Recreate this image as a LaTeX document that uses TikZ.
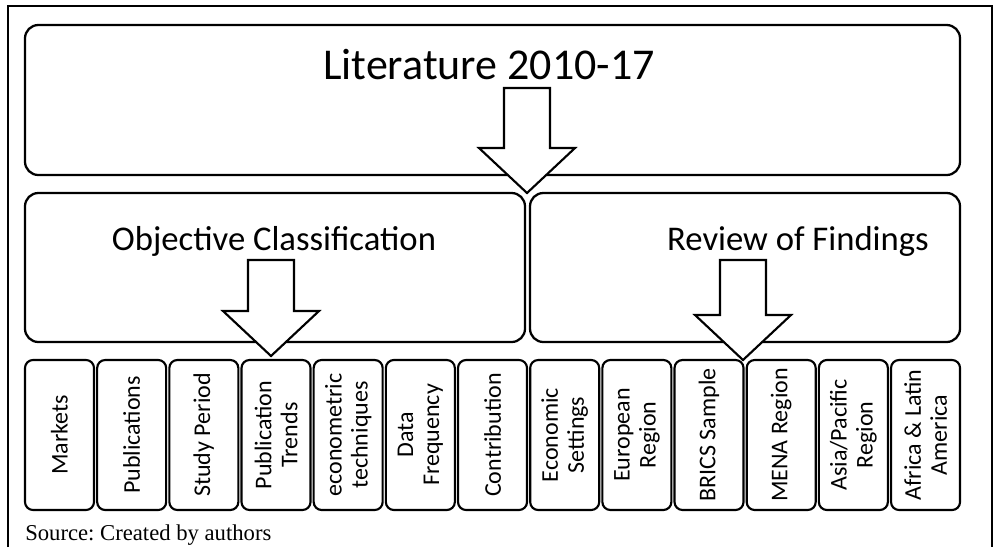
\documentclass[tikz,border=0pt]{standalone}
\usepackage{fontspec}
\setmainfont{Carlito}
\newfontfamily\srcfont{Liberation Serif}
\usetikzlibrary{calc}
\frenchspacing

\tikzset{
  panel/.style={draw, line width=1.7pt, rounded corners=10pt, inner sep=0pt},
  topic/.style={draw, line width=1.6pt, rounded corners=6pt, inner sep=0pt,
    minimum width=69*0.75pt, minimum height=150*0.75pt},
  topictext/.style={rotate=90, align=center, font=\fontsize{18}{19.5}\selectfont},
  fatarrow/.style={draw, line width=1.6pt, fill=white, line join=miter},
}

% block arrow pointing down: #1 = tip, #2 = total length
\newcommand{\fatarrow}[2]{%
  \draw[fatarrow] (#1) -- ++(48,-45) -- ++(-25,0) -- ++(0,{45-#2})
    -- ++(-46,0) -- ++(0,{#2-45}) -- ++(-25,0) -- cycle;}

\begin{document}
\begin{tikzpicture}[x=0.75pt, y=-0.75pt]
    \useasboundingbox (0,0) rectangle (997,547);

    % 1. Outer frame
    \draw[line width=1.5pt] (8,547) -- (8,6) -- (992,6) -- (992,547);

    % 2. The three big panels
    \node[panel, minimum width=935*0.75pt, minimum height=150*0.75pt] (lit) at (492.5,100) {};
    \node[panel, minimum width=500*0.75pt, minimum height=149*0.75pt] (obj) at (275,267.5) {};
    \node[panel, minimum width=430*0.75pt, minimum height=149*0.75pt] (rev) at (745,267.5) {};

    % 3. The thirteen topic boxes
    \foreach \lbl [count=\i from 0] in {Markets, Publications, Study Period,
        {Publication\\Trends}, {econometric\\techniques}, {Data\\Frequency},
        Contribution, {Economic\\Settings}, {European\\Region}, BRICS Sample,
        MENA Region, {Asia/Pacific\\Region}, {Africa \& Latin\\America}} {
      \node[topic] (t\i) at ({59.5+72.17*\i},435) {};
      \node[topictext] at (t\i) {\lbl};
    }

    % 4. Tips of the block arrows
    \coordinate (tipA) at (527,193);
    \coordinate (tipB) at (271,356);
    \coordinate (tipC) at (743,360);

    \fatarrow{tipA}{105}
    \fatarrow{tipB}{96}
    \fatarrow{tipC}{100}

    % 5. Panel titles
    \node[anchor=base, font=\fontsize{33}{38}\selectfont] (littxt) at (489,79) {Literature 2010-17};
    \node[anchor=base, font=\fontsize{26}{30}\selectfont] (objtxt) at (274,250) {Objective Classification};
    \node[anchor=base, font=\fontsize{26}{30}\selectfont] (revtxt) at (798,250) {Review of Findings};

    % 6. Source line
    \node[anchor=base west, inner sep=0pt, font=\srcfont\fontsize{17}{20}\selectfont] (src) at (25,540) {Source: Created by authors};

\end{tikzpicture}
\end{document}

• JOB:
Without including any picture, repeat the data exactly.

• WRITTEN RESPONSE:
Recreate this image as a LaTeX document that uses TikZ.
\documentclass[tikz,border=0pt]{standalone}
\usepackage{fontspec}
\setmainfont{Carlito}
\newfontfamily\srcfont{Liberation Serif}
\usetikzlibrary{calc}
\frenchspacing

\tikzset{
  panel/.style={draw, line width=1.7pt, rounded corners=10pt, inner sep=0pt},
  topic/.style={draw, line width=1.6pt, rounded corners=6pt, inner sep=0pt,
    minimum width=69*0.75pt, minimum height=150*0.75pt},
  topictext/.style={rotate=90, align=center, font=\fontsize{18}{19.5}\selectfont},
  fatarrow/.style={draw, line width=1.6pt, fill=white, line join=miter},
}

% block arrow pointing down: #1 = tip, #2 = total length
\newcommand{\fatarrow}[2]{%
  \draw[fatarrow] (#1) -- ++(48,-45) -- ++(-25,0) -- ++(0,{45-#2})
    -- ++(-46,0) -- ++(0,{#2-45}) -- ++(-25,0) -- cycle;}

\begin{document}
\begin{tikzpicture}[x=0.75pt, y=-0.75pt]
    \useasboundingbox (0,0) rectangle (997,547);

    % 1. Outer frame
    \draw[line width=1.5pt] (8,547) -- (8,6) -- (992,6) -- (992,547);

    % 2. The three big panels
    \node[panel, minimum width=935*0.75pt, minimum height=150*0.75pt] (lit) at (492.5,100) {};
    \node[panel, minimum width=500*0.75pt, minimum height=149*0.75pt] (obj) at (275,267.5) {};
    \node[panel, minimum width=430*0.75pt, minimum height=149*0.75pt] (rev) at (745,267.5) {};

    % 3. The thirteen topic boxes
    \foreach \lbl [count=\i from 0] in {Markets, Publications, Study Period,
        {Publication\\Trends}, {econometric\\techniques}, {Data\\Frequency},
        Contribution, {Economic\\Settings}, {European\\Region}, BRICS Sample,
        MENA Region, {Asia/Pacific\\Region}, {Africa \& Latin\\America}} {
      \node[topic] (t\i) at ({59.5+72.17*\i},435) {};
      \node[topictext] at (t\i) {\lbl};
    }

    % 4. Tips of the block arrows
    \coordinate (tipA) at (527,193);
    \coordinate (tipB) at (271,356);
    \coordinate (tipC) at (743,360);

    \fatarrow{tipA}{105}
    \fatarrow{tipB}{96}
    \fatarrow{tipC}{100}

    % 5. Panel titles
    \node[anchor=base, font=\fontsize{33}{38}\selectfont] (littxt) at (489,79) {Literature 2010-17};
    \node[anchor=base, font=\fontsize{26}{30}\selectfont] (objtxt) at (274,250) {Objective Classification};
    \node[anchor=base, font=\fontsize{26}{30}\selectfont] (revtxt) at (798,250) {Review of Findings};

    % 6. Source line
    \node[anchor=base west, inner sep=0pt, font=\srcfont\fontsize{17}{20}\selectfont] (src) at (25,540) {Source: Created by authors};

\end{tikzpicture}
\end{document}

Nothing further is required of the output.